◆ **SHORT PROBLEM**
Set down only those lines that fall from the line containing "Clone this chart in Plotly." through the line containing "import plotly.graph_objects as go", unchanged and without pictures.

◆ **RAW RECORDS**
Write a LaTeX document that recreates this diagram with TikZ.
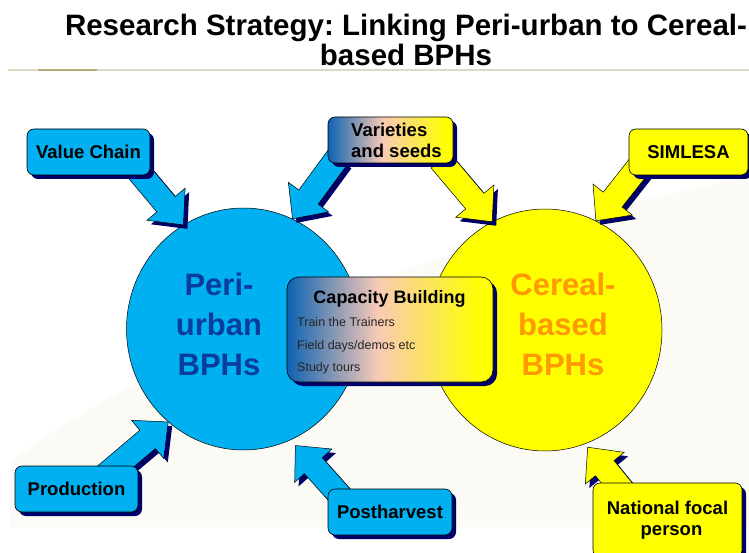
\documentclass[tikz,border=0pt]{standalone}
\usepackage{fontspec}
\setmainfont{Liberation Sans}
\usetikzlibrary{calc,shadows,shapes.geometric}
\frenchspacing
\definecolor{skyb}{HTML}{00B0F0}
\definecolor{navyc}{HTML}{000066}
\definecolor{yel}{HTML}{FFFF00}
\definecolor{periblue}{HTML}{0A3C9E}
\definecolor{orng}{HTML}{FF9900}
\definecolor{gblue}{HTML}{0E62B2}
\definecolor{gpeach}{HTML}{F9CAB6}
\definecolor{rulec}{HTML}{DDDAC4}
\definecolor{ruled}{HTML}{B2A878}
\definecolor{bgc}{HTML}{FBFAF5}
\pgfdeclarehorizontalshading{capgrad}{100bp}{color(0bp)=(gblue); color(25bp)=(gblue); color(47bp)=(gpeach); color(72bp)=(yel); color(100bp)=(yel)}
\pgfdeclarelayer{bg}
\pgfdeclarelayer{arr}
\pgfsetlayers{bg,arr,main}
\newcommand\blockarr[3]{%
  \path (#1) coordinate (ba-s) (#2) coordinate (ba-t);
  \path ($(ba-t)!27pt!(ba-s)$) coordinate (ba-h);
  \path ($(ba-s)!12pt!90:(ba-t)$) coordinate (ba-p1)
        ($(ba-h)!12pt!90:(ba-t)$) coordinate (ba-p2)
        ($(ba-h)!25pt!90:(ba-t)$) coordinate (ba-p3)
        ($(ba-h)!25pt!-90:(ba-t)$) coordinate (ba-p4)
        ($(ba-h)!12pt!-90:(ba-t)$) coordinate (ba-p5)
        ($(ba-s)!12pt!-90:(ba-t)$) coordinate (ba-p6);
  \fill[navyc, transform canvas={xshift=4pt,yshift=-4pt}] (ba-p1)--(ba-p2)--(ba-p3)--(ba-t)--(ba-p4)--(ba-p5)--(ba-p6)--cycle;
  \filldraw[fill=#3, draw=black, line width=0.5pt] (ba-p1)--(ba-p2)--(ba-p3)--(ba-t)--(ba-p4)--(ba-p5)--(ba-p6)--cycle;
}
\tikzset{
  bx/.style={draw=black, line width=0.6pt, rounded corners=7pt, inner sep=0pt,
    font=\fontsize{18.5}{21}\selectfont\bfseries, align=center,
    drop shadow={shadow xshift=4pt, shadow yshift=-4pt, fill=navyc, opacity=1}},
  bluebx/.style={bx, fill=skyb},
  yelbx/.style={bx, fill=yel},
  gradbx/.style={bx, shade, shading=capgrad},
  bigcirc/.style={ellipse, draw=black, line width=0.5pt, inner sep=0pt, minimum width=234pt, minimum height=242pt},
  circtxt/.style={font=\fontsize{31}{40}\selectfont\bfseries, align=center, inner sep=0pt},
  itemtxt/.style={font=\fontsize{12.5}{14}\selectfont, text=black!85, inner sep=0pt, anchor=base west}
}
\begin{document}
\begin{tikzpicture}[x=1pt,y=-1pt]
\useasboundingbox (0,0) rectangle (749,553);
\clip (0,0) rectangle (749,553);
\begin{pgfonlayer}{bg}
\fill[white] (0,0) rectangle (749,553);
\fill[bgc] (11,527) -- (11,462) .. controls (110,385) and (330,268) .. (749,176) -- (749,527) -- cycle;
\draw[rulec, line width=2pt] (8,70) -- (749,70);
\draw[ruled, line width=2.6pt] (38,70) -- (97,70);
\node[bigcirc, fill=skyb] (peri) at (243.5,329) {};
\node[bigcirc, fill=yel] (cereal) at (545,330) {};
\node[circtxt, text=periblue] (peritxt) at (219,324) {Peri-\\urban\\BPHs};
\node[circtxt, text=orng] (cerealtxt) at (563,324) {Cereal-\\based\\BPHs};
\end{pgfonlayer}

\node[font=\fontsize{29.5}{30}\selectfont\bfseries, align=center, inner sep=0pt] (title) at (406,39.5) {Research Strategy: Linking Peri-urban to Cereal-\\based BPHs};

\node[bluebx, minimum width=123pt, minimum height=46pt] (vc) at (88.5,152) {Value Chain};
\node[gradbx, minimum width=125pt, minimum height=46pt] (var) at (390.5,140) {};
\node[font=\fontsize{18.5}{21}\selectfont\bfseries, align=left, inner sep=0pt, anchor=west] (varlbl) at (351,140) {Varieties\\and seeds};
\node[yelbx, minimum width=119pt, minimum height=46pt] (sim) at (688.5,152) {SIMLESA};
\node[bluebx, minimum width=123pt, minimum height=46pt] (prod) at (76.5,489) {Production};
\node[bluebx, minimum width=124pt, minimum height=46pt] (post) at (390,512) {Postharvest};
\node[yelbx, minimum width=149pt, minimum height=74pt] (nat) at (667.5,520) {National focal\\\hspace*{8pt}person};

\node[gradbx, rounded corners=12pt, minimum width=206pt, minimum height=105pt] (cap) at (390,329.5) {};
\node[font=\fontsize{18}{20}\selectfont\bfseries, inner sep=0pt, anchor=base] (captitle) at (389.5,303) {Capacity Building};
\node[itemtxt] (cap1) at (297,326) {Train the Trainers};
\node[itemtxt] (cap2) at (297,349) {Field days/demos etc};
\node[itemtxt] (cap3) at (297,371) {Study tours};

\begin{pgfonlayer}{arr}
\blockarr{$(vc.south east)+(-17,-10)$}{peri.120}{skyb}
\blockarr{$(var.south west)+(10,-6)$}{peri.66}{skyb}
\blockarr{$(var.south east)+(-13,-3)$}{cereal.116}{yel}
\blockarr{$(sim.south west)+(11,-10)$}{cereal.65}{yel}
\blockarr{$(prod.north west)+(90,10)$}{peri.231}{skyb}
\blockarr{$(post.north west)+(16,11)$}{$(peri.294)!-7pt!(peri.center)$}{skyb}
\blockarr{$(nat.north west)+(41,21)$}{$(cereal.290)!-4pt!(cereal.center)$}{yel}
\end{pgfonlayer}
\end{tikzpicture}
\end{document}
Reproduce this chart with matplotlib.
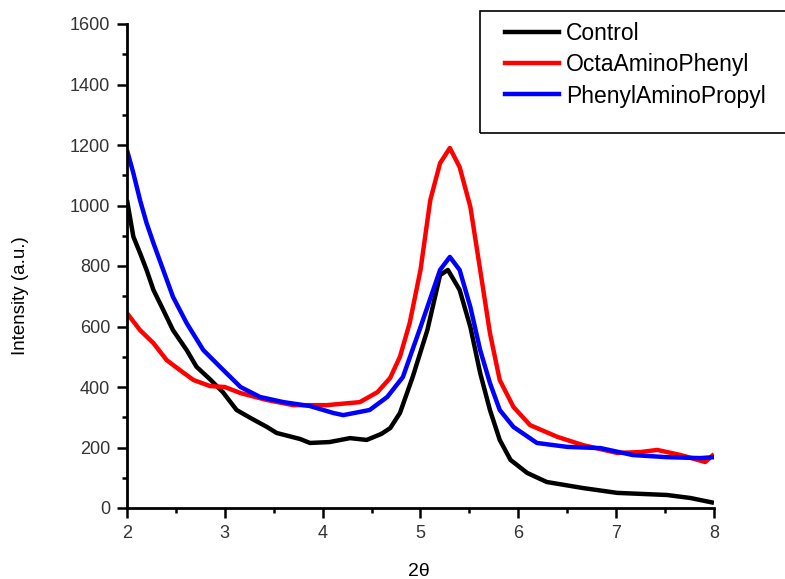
import matplotlib
matplotlib.use("Agg")
import matplotlib.pyplot as plt
from matplotlib.patches import Rectangle
from matplotlib.lines import Line2D

plt.rcParams['font.family'] = ['Liberation Sans', 'DejaVu Sans']

# Control (black)
x_control = [2.0, 2.065, 2.133, 2.2, 2.27, 2.37, 2.47, 2.61, 2.71, 2.85, 2.98, 3.12, 3.26,
             3.43, 3.53, 3.77, 3.87, 4.07, 4.28, 4.45, 4.6, 4.69, 4.79, 4.92, 5.07, 5.2,
             5.28, 5.40, 5.51, 5.61, 5.71, 5.81, 5.92, 6.09, 6.29, 6.66, 7.01, 7.52,
             7.76, 8.0]
y_control = [1018, 897, 843, 787, 721, 655, 588, 522, 467, 425, 383, 324, 298,
             268, 248, 228, 215, 218, 231, 225, 245, 264, 314, 433, 588, 770,
             787, 721, 598, 446, 324, 225, 159, 116, 86, 66, 50, 43,
             33, 17]

# OctaAminoPhenyl (red)
x_octa = [2.0, 2.133, 2.27, 2.405, 2.54, 2.68, 2.85, 3.0, 3.16, 3.43, 3.70, 4.04, 4.38,
          4.56, 4.69, 4.79, 4.89, 5.0, 5.10, 5.2, 5.30, 5.40, 5.51, 5.61, 5.71, 5.81,
          5.95, 6.12, 6.40, 6.66, 7.01, 7.25, 7.42, 7.66, 7.91, 8.0]
y_octa = [644, 588, 545, 489, 456, 423, 403, 400, 380, 357, 340, 340, 350,
          383, 430, 500, 612, 787, 1018, 1140, 1190, 1127, 995, 787, 578, 423,
          334, 274, 235, 208, 182, 185, 192, 175, 152, 178]

# PhenylAminoPropyl (blue)
x_propyl = [2.0, 2.065, 2.133, 2.2, 2.27, 2.37, 2.47, 2.61, 2.78, 2.95, 3.16, 3.36, 3.60,
            3.87, 4.11, 4.21, 4.48, 4.66, 4.82, 5.0, 5.20, 5.30, 5.40, 5.51, 5.61,
            5.71, 5.81, 5.95, 6.19, 6.50, 6.84, 7.17, 7.52, 7.86, 8.0]
y_propyl = [1183, 1107, 1018, 942, 876, 787, 698, 611, 522, 467, 400, 367, 350,
            337, 314, 307, 324, 367, 433, 598, 787, 830, 787, 664, 522,
            413, 324, 268, 215, 202, 198, 175, 168, 165, 168]

series_names = ['Control', 'OctaAminoPhenyl', 'PhenylAminoPropyl']
series_colors = ['#000000', '#ff0000', '#0000ff']

x_ticks = [2, 3, 4, 5, 6, 7, 8]
y_ticks = [0, 200, 400, 600, 800, 1000, 1200, 1400, 1600]

W, H = 785, 579
fig = plt.figure(figsize=(W/100, H/100), dpi=100)
ax = fig.add_axes([127/W, 1 - 508/H, (714 - 127)/W, (508 - 24)/H])

data = [(x_control, y_control), (x_octa, y_octa), (x_propyl, y_propyl)]
for (xs, ys), name, c in zip(data, series_names, series_colors):
    ax.plot(xs, ys, color=c, lw=3.2, label=name, solid_joinstyle='round',
            solid_capstyle='butt')

ax.set_xlim(2, 8)
ax.set_ylim(0, 1600)
ax.set_xticks(x_ticks)
ax.set_yticks(y_ticks)
ax.set_xticks([2.5, 3.5, 4.5, 5.5, 6.5, 7.5], minor=True)
ax.set_yticks(list(range(100, 1600, 200)), minor=True)
ax.spines['top'].set_visible(False)
ax.spines['right'].set_visible(False)
for s in ['left', 'bottom']:
    ax.spines[s].set_linewidth(2)
ax.tick_params(which='major', direction='out', length=7, width=1.8,
               labelsize=13, labelcolor='#333333', pad=5)
ax.tick_params(which='minor', direction='out', length=3.6, width=1.8)

fig.text(419/W, 1 - 572/H, '2θ', fontsize=14, ha='center', va='center')
fig.text(21/W, 1 - 296/H, 'Intensity (a.u.)', fontsize=13.5, ha='center', va='center',
         rotation=90)

# Legend box
fig.patches.append(Rectangle((480/W, 1 - 133/H), (790 - 480)/W, (133 - 11)/H,
                             transform=fig.transFigure, fill=False, edgecolor='black',
                             lw=1.2))
handles = [Line2D([], [], color=c, lw=3.2) for c in series_colors]
fig.legend(handles, series_names, loc='upper left', bbox_to_anchor=(505/W, 1 - 22/H),
           frameon=False, fontsize=16.5, handlelength=2.35, handletextpad=0.3,
           labelspacing=0.36, borderaxespad=0, borderpad=0)

fig.savefig('out.png', dpi=100)
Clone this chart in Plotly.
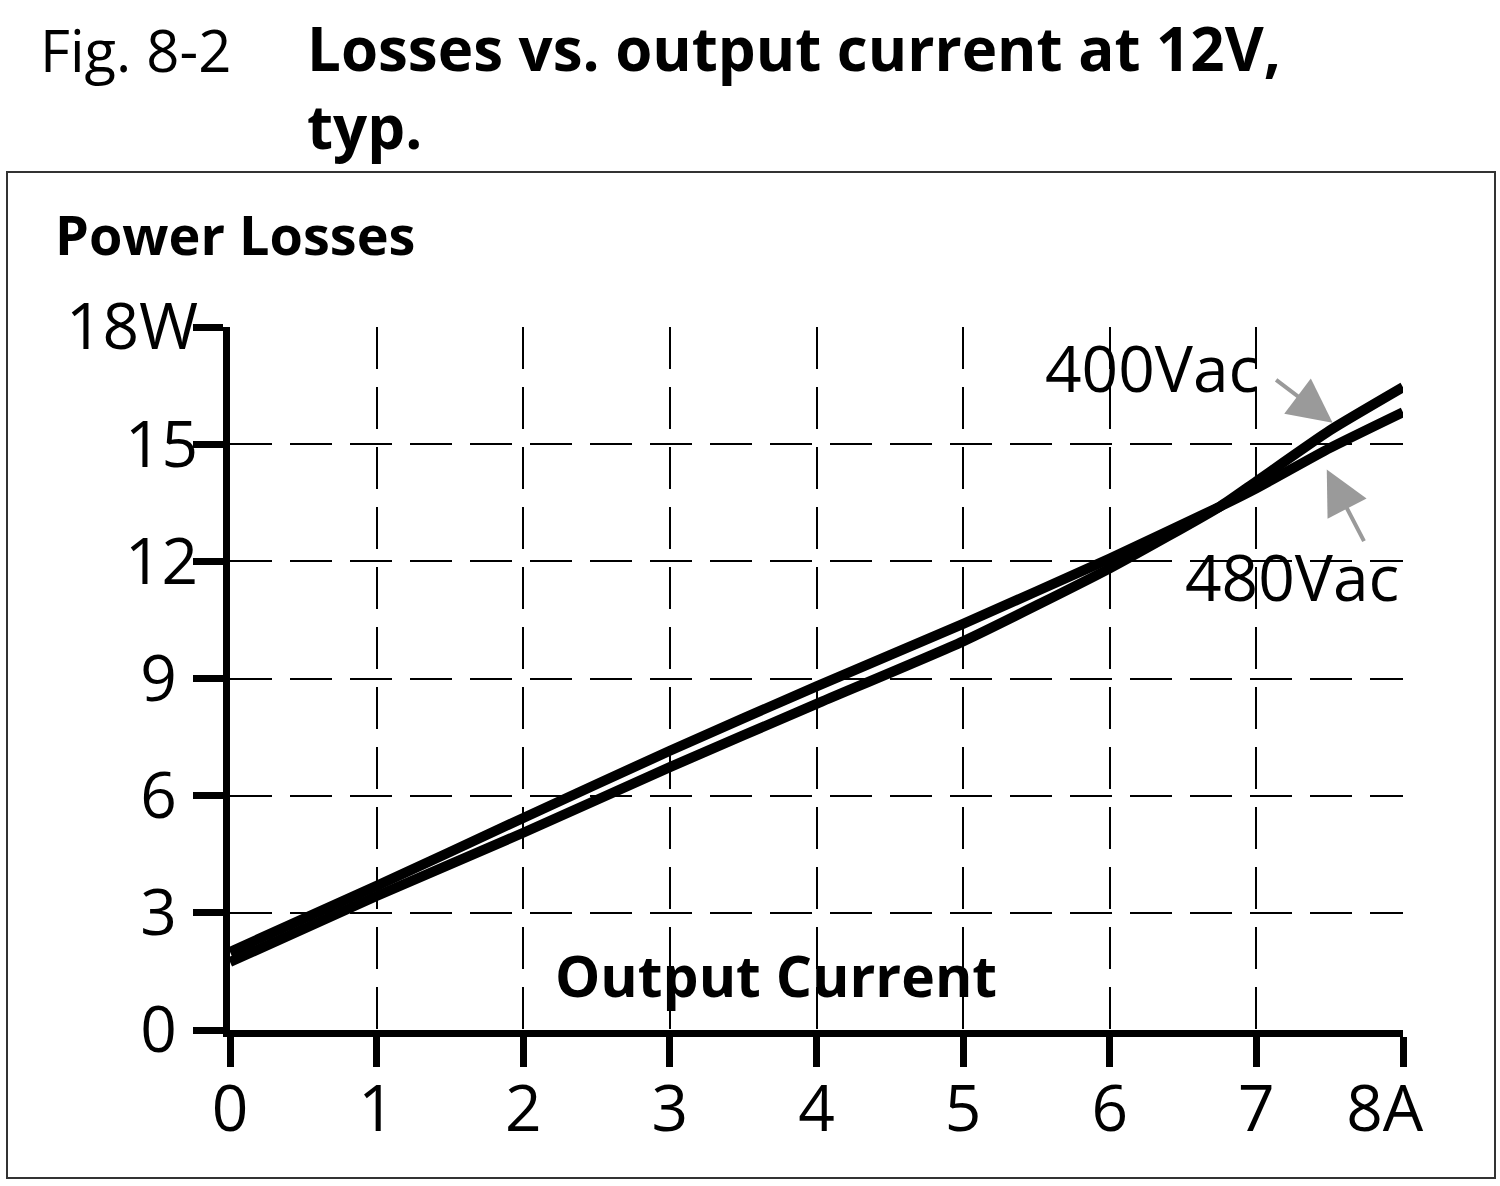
"""Fig. 8-2 Losses vs. output current at 12V, typ. (Plotly)"""
import plotly.graph_objects as go

# data
current = [0, 1, 2, 3, 4, 5, 6, 6.75, 7, 7.5, 8]
loss_400vac = [1.74, 3.43, 5.05, 6.73, 8.35, 9.95, 11.82, 13.4, 14.05, 15.35, 16.46]
loss_480vac = [2.0, 3.69, 5.43, 7.15, 8.8, 10.4, 12.07, 13.4, 13.87, 14.9, 15.82]

x_ticks = [0, 1, 2, 3, 4, 5, 6, 7, 8]
x_ticktext = ["0", "1", "2", "3", "4", "5", "6", "7", "8A\u2007"]
y_ticks = [0, 3, 6, 9, 12, 15, 18]
y_ticktext = ["0\u2009\u2009", "3\u2009\u2009", "6\u2009\u2009", "9\u2009\u2009", "12", "15", "18W"]

W, H = 1500, 1186
# plot area: x 230..1403, y 327..1030
L, T = 230, 327
R, B = W - 1403, H - 1030
PW, PH = W - L - R, H - T - B

FONT = "Open Sans, Noto Sans, sans-serif"
GRID = "42px,18px"


def px(xs, ys):
    """pixel position -> paper coordinates"""
    return (xs - L) / PW, (H - B - ys) / PH


fig = go.Figure()

for ys, name in ((loss_400vac, "400Vac"), (loss_480vac, "480Vac")):
    fig.add_trace(
        go.Scatter(
            x=current,
            y=ys,
            mode="lines",
            line=dict(color="black", width=10, shape="spline", smoothing=0.5),
            name=name,
            showlegend=False,
        )
    )

# frame around the chart
fx0, fy0 = px(7, 1178)
fx1, fy1 = px(1495, 172)
fig.add_shape(type="rect", xref="paper", yref="paper", x0=fx0, y0=fy0, x1=fx1, y1=fy1,
              line=dict(color="#333", width=2))

texts = [
    ("Fig. 8-2", 38, 49, 58, False),
    ("Losses vs. output current at 12V,<br>typ.", 305, 87, 60, True),
    ("Power Losses", 53, 234, 54, True),
    ("Output Current", 553, 975, 57, True),
    ("400Vac", 1043, 367, 64, False),
    ("480Vac", 1183, 576, 64, False),
]
for txt, xs_, ys_, size, bold in texts:
    ax_, ay_ = px(xs_, ys_)
    if bold:
        txt = "<br>".join(f"<b>{part}</b>" for part in txt.split("<br>"))
    fig.add_annotation(
        text=txt,
        xref="paper", yref="paper", x=ax_, y=ay_,
        xanchor="left", yanchor="middle", align="left", showarrow=False,
        font=dict(family=FONT, size=size, color="black"),
    )

# grey arrows pointing at the curves
for hx, hy, ax, ay in ((7.52, 15.55, -58, -44), (7.48, 14.35, 38, 73)):
    fig.add_annotation(
        x=hx, y=hy, xref="x", yref="y", text="", showarrow=True,
        ax=ax, ay=ay, arrowhead=2, arrowsize=2.2, arrowwidth=4,
        arrowcolor="#9a9a9a", standoff=0,
    )

axis_style = dict(
    ticks="outside",
    ticklen=30,
    tickwidth=7,
    tickcolor="black",
    tickfont=dict(size=64, family=FONT),
    showline=True,
    linecolor="black",
    linewidth=7,
    showgrid=True,
    gridcolor="black",
    gridwidth=2,
    griddash=GRID,
    zeroline=False,
)

fig.update_layout(
    width=W,
    height=H,
    margin=dict(l=L, r=R, t=T, b=B),
    paper_bgcolor="white",
    plot_bgcolor="white",
    font=dict(family=FONT, color="black"),
    showlegend=False,
    xaxis=dict(range=[0, 8], tickvals=x_ticks, ticktext=x_ticktext,
               ticklabelstandoff=-13, **axis_style),
    yaxis=dict(range=[0, 18], tickvals=y_ticks, ticktext=y_ticktext,
               ticklabelstandoff=-18, **axis_style),
)

# page body has a default 8px margin; drop it so the figure fills the window
fig.write_html(
    "out.html",
    config={"displayModeBar": False},
    post_script="document.body.style.margin='0';",
)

◆ **EXERCISE RESULT**
Clone this chart in Plotly.
"""Fig. 8-2 Losses vs. output current at 12V, typ. (Plotly)"""
import plotly.graph_objects as go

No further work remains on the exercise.